Popular and dance music accent on the 2 and 4 beat in the African tradition as opposed to the 1 and 3 beat in the European marching band style. One of my favorite sayings from this class is “white people clap on the wrong beat, Southern white people are less likely to clap on the wrong beat, and black people clap on the right beat.” It explains so much about the stereo type white people can’t dance.
The ARPAnet was a packet switching network, funded by the Advanced Research Projects Agency, ARPA. ARPAnet was used to transmit programming information across lines between MIT, Stanford, Xerox, and Ft Belvior. It was the first packet switching network to use TCP/IP and became the foundation of the modern day internet. TCP/IP stands transmission control protocol/ internet protocol, this protocol breaks the switching packets into smaller pieces (like Shannon’s work) and then makes sure they are put back together at the receiving end in the correct order. The ARPAnet was designed to withstand a nuclear attack. There is no central headquarters, this allows for rerouting of information if one point is attacked or down. CERN also uses the ARPAnet. Tim Berners-Lee while at CERN comes up with the World Wide Web, he wants to find an easier way to share information between scientists.
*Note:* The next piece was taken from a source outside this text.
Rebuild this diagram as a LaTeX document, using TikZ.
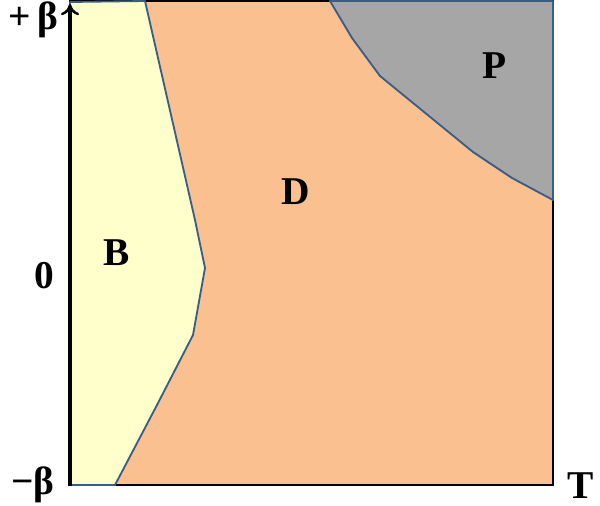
\documentclass[tikz,border=0pt]{standalone}
\usepackage{fontspec}
\setmainfont{Liberation Serif}
\usetikzlibrary{arrows.meta}
\definecolor{bregion}{HTML}{FFFFCC}
\definecolor{dregion}{HTML}{FAC090}
\definecolor{pregion}{HTML}{A6A6A6}
\definecolor{edgeblue}{HTML}{385D8A}

\begin{document}
\begin{tikzpicture}[x=0.025cm, y=-0.025cm,
    region/.style={draw=edgeblue, line width=1.3pt, line join=round},
    lbl/.style={font=\fontsize{28}{32}\selectfont\bfseries, inner sep=0pt},
    yaxis/.style={-{To[length=8pt,width=13pt,line width=1.8pt]}, line width=2.4pt}
]
\useasboundingbox (0,0) rectangle (600,506);

% phase regions
\filldraw[fill=dregion, draw=black, line width=1pt] (70,1) rectangle (553,485);
\filldraw[region, fill=bregion] (70,2) -- (145,1) -- (195,220) -- (205,268)
    -- (193,335) -- (157,405) -- (115,485) -- (70,485) -- cycle;
\filldraw[region, fill=pregion] (330,1) -- (553,1) -- (553,200) -- (512,178)
    -- (473,152) -- (380,76) -- (352,38) -- cycle;

% axis
\coordinate (origin) at (70,486);
\coordinate (top) at (70,4);
\draw[yaxis] (origin) -- (top);

\node[lbl] (bphase) at (117,253) {B};
\node[lbl] (dphase) at (296,192) {D};
\node[lbl] (pphase) at (495,66) {P};
\node[lbl] (plusb) at (33,20) {+\,β};
\node[lbl] (zero) at (44,276) {0};
\node[lbl] (minusb) at (33,485) {−β};
\node[lbl] (temp) at (581,486) {T};
\end{tikzpicture}
\end{document}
He finds a way to use his hypertext protocol with the TCP part of TCP/IP and a domain naming system and you have the WWW.
Douglas Englebart advances these ideas even farther. After receiving his PhD in Electrical Engineering at the University of California, he patents the “mouse” for the P.C. and in 1968 he concludes that you could use a screen, such as a tv, with a mouse as a computer. You could use hypertext programs to link to other programs, these should no longer be closed systems. Englebart goes to Xerox park where they want to expand on his ideas. At Xerox park they come up with command line prompts, and input. In 1975 they develop G.U.I, the graphical user interface. The G.U.I. is all the options we use with our mouse we are familiar with now days such as the scroll down menu, windows etc.
In 1976 an Apple inventor gets a tour of Xerox and 5 years later they produce the first mass marketed personal computers. By 1993 NCSA released the graphical interface “Mosaic”. In 1994 “Netscape Navigator” is out and prettier graphically than Mosaic.
What began as a closed network, led to an open network in order to share information. This goes to show information “wants to be free”. In order to continually develop and improve technology it must be shared and viewed by different people with different ideas.
The development of the internet and personal computers has made sharing information effortless but at what cost? It reduces social interaction, there is also greater access to false or misinformation. Is it like Carr believes that technology is breaking down the personal and public self? Sometimes I think yes, for example the amount of online bullying and “public”shamings. Sometimes I think no because it allows such great access to things in which I may not otherwise have access to.